With a disturbing trend and its dangerous dimension on minors such as the one long assumed by rape in the country, one wonders why most governors of the nineteen northern states where the rate is high folded their arms all these years without sending bills to their state assemblies to enact laws that would prescribe stringent sanctions for deterring rapists from engaging in the act. If governors failed to present executive bills, what was it also that prevented the state houses of assembly from reviewing relevant sections of the Penal Code to make it functional?
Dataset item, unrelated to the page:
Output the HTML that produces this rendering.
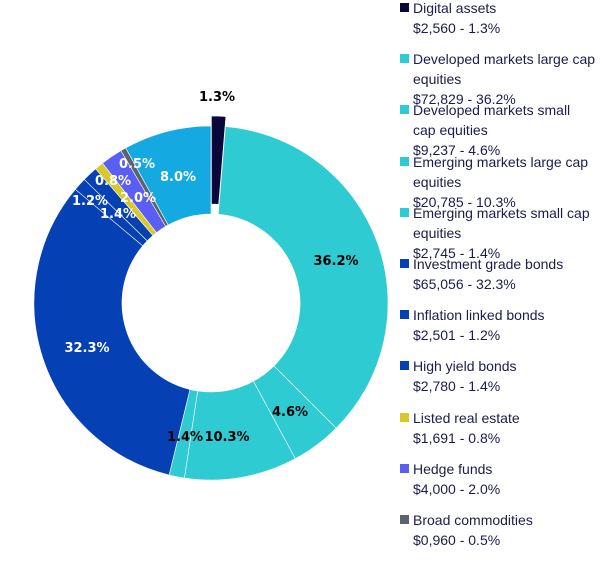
<!DOCTYPE html>
<html><head><meta charset="utf-8"><style>
html,body{margin:0;padding:0;background:#fff;width:602px;height:565px;overflow:hidden;font-family:"Liberation Sans",sans-serif}
.lg{position:absolute;left:400px;font-size:14px;color:#1c1c4c;line-height:20px;white-space:nowrap}
.lg i{position:absolute;left:0;top:5px;width:9px;height:9px}
.lg span{display:block;margin-left:13px}
</style></head><body>
<svg id="s" width="602" height="565" style="position:absolute;left:0;top:0"></svg>
<div id="L"></div>
<script>
var cx=211,cy=303,R=177,r=89;
var d=[[1.3,'#08083a'],[36.2,'#2ecbd2'],[4.6,'#2ecbd2'],[10.3,'#2ecbd2'],[1.4,'#2ecbd2'],[32.3,'#0540b4'],[1.2,'#0540b4'],[1.4,'#0540b4'],[0.8,'#d8c82a'],[2.0,'#5b5ef2'],[0.5,'#5a6470'],[8.0,'#14a9e0']];
var s='',a=0;
function P(ang,rad,ox,oy){var t=ang/100*2*Math.PI;return [(cx+ox+rad*Math.sin(t)).toFixed(2),(cy+oy-rad*Math.cos(t)).toFixed(2)];}
d.forEach(function(v,i){var a0=a,a1=a+v[0];a=a1;var ox=0,oy=0;
if(i==0){var m=(a0+a1)/2/100*2*Math.PI;ox=10*Math.sin(m);oy=-10*Math.cos(m);}
var p1=P(a0,R,ox,oy),p2=P(a1,R,ox,oy),p3=P(a1,r,ox,oy),p4=P(a0,r,ox,oy);var lg=v[0]>50?1:0;
s+='<path d="M'+p1+' A'+R+' '+R+' 0 '+lg+' 1 '+p2+' L'+p3+' A'+r+' '+r+' 0 '+lg+' 0 '+p4+'Z" fill="'+v[1]+'" stroke="#fff" stroke-width="0.6"/>';});
var lab=[[217,101,'1.3%','#000'],[336,265,'36.2%','#000'],[290,416,'4.6%','#000'],[227,441,'10.3%','#000'],[185,441,'1.4%','#000'],[87,352,'32.3%','#fff'],[90,205,'1.2%','#fff'],[118,218,'1.4%','#fff'],[113,185,'0.8%','#fff'],[138,202,'2.0%','#fff'],[137,168,'0.5%','#fff'],[178,181,'8.0%','#fff']];
lab.forEach(function(l){s+='<text x="'+l[0]+'" y="'+l[1]+'" fill="'+l[3]+'" font-family="DejaVu Sans,sans-serif" font-weight="bold" font-size="13" text-anchor="middle">'+l[2]+'</text>';});
document.getElementById('s').innerHTML=s;
var it=[['#08083a','Digital assets','$2,560 - 1.3%'],['#2ecbd2','Developed markets large cap<br>equities','$72,829 - 36.2%'],['#2ecbd2','Developed markets small<br>cap equities','$9,237 - 4.6%'],['#2ecbd2','Emerging markets large cap<br>equities','$20,785 - 10.3%'],['#2ecbd2','Emerging markets small cap<br>equities','$2,745 - 1.4%'],['#0540b4','Investment grade bonds','$65,056 - 32.3%'],['#0540b4','Inflation linked bonds','$2,501 - 1.2%'],['#0540b4','High yield bonds','$2,780 - 1.4%'],['#d8c82a','Listed real estate','$1,691 - 0.8%'],['#5b5ef2','Hedge funds','$4,000 - 2.0%'],['#5a6470','Broad commodities','$0,960 - 0.5%']];
var h='';it.forEach(function(v,i){h+='<div class="lg" style="top:'+(-2+i*51.2).toFixed(1)+'px"><i style="background:'+v[0]+'"></i><span>'+v[1]+'</span><span>'+v[2]+'</span></div>';});
document.getElementById('L').innerHTML=h;
</script>
</body></html>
A society that treats rapists with levity only encourages their breeding. Due to the degeneration in society’s value system, rape is now rather trivialized and blamed on victims. In past centuries, rapists were banished from their communities as a punishment for their crime. It is nowadays tolerated that offenders walk on the streets without shame. To apply the principles of Qur’an 24: 3, communities in which rapists live should collectively sensitize families against marrying out their decent daughters to those convicted of rape. Allah also states in Qur’an 24:26 that “Women impure are for men impure, and men impure are for women impure …”

To implement the above suggestion, the National Agency for the Prohibition of Trafficking in Persons (NAPTIP) which is responsible for keeping Nigeria’s Sexual Offenders Register should enlighten the general public, including the police and courts of law, to submit names of persons convicted of the crime for proper documentation. The register should be a document that is accessible to the public on NAPTIP’s website. Beyond this also is the need to enact relevant laws that would, for instance, require some groups of citizens such as contractors, job seekers, or aspirants seeking elective positions to obtain a clearance from NAPTIP confirming that they have never been convicted of any GBV. Failure to produce such a clearance certificate should deny the person some rights or privileges, which may include the right to employment, contracts, or elective position.

Rape, we suggest, should be listed among un-bailable offences in addition to denying persons convicted of rape the option of paying fines. May Allah (SWT) guide us all as individuals, parents, communities, and institutions to do what is right to protect and preserve the sanctity of women, amin.